Despite $1.48 Trillion in Tax Hikes, Biden’s ‘Build Back’ Revenue Falls Short in JCT Estimate

US President Joe Biden gives a thumbs up as he walks with Speaker of the House Nancy Pelos
MANDEL NGAN/AFP via Getty Images

The tax hikes President Joe Biden’s Build Back Better social program spending bill would raise nearly $1.48 trillion in new tax revenue, according to the Joint Committee on Taxation.

Despite the massive tax hike, the new revenue still falls short of the $1.75 trillion spending increase House Democrats have packed into the legislation to fund the Biden agenda of new cradle to grave social programs and green new deal schemes.

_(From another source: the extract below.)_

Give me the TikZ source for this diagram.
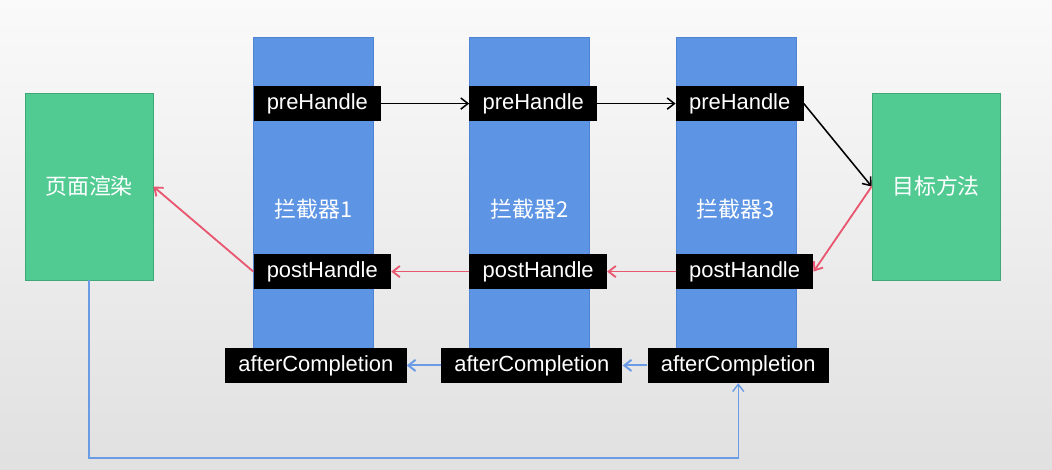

Representative Richard Neal (D-MA), the chairman of the House Ways and Means Committee, has said the package would be “fully paid for” with taxes and other offsets. Centrist Democrats have said they want to see analyses from the Joint Committee on Taxation (JCT) and the Congressional Budget Office before voting on the legislation.

In one surprise result, raising the cap on state and local tax deductions actually raises revenue. In the statutory text analyzed by the JCT, the cap on state and local tax deductions is raised from $10,000 to $72,0000 but the limit is extended through 2031. Under current law, it expires in 2025. As a result of the raise and extension, the net effect is a revenue rise of about $2 billion over the decade.

Hikes on business taxes—including a corporate minimum tax and taxing stock buybacks—would raise around $814 billion over a decade, according to the JCT. Tax hikes on high income Americans would raise around $640 billion over a decade.

The budgetary effects of several provisions were not estimated by the JCT. Their costs will be evaluated by the Congressional Budget Office. These include revenue from more stringent enforcement by the Internal Revenue Service and changes to how the government prices prescription drugs.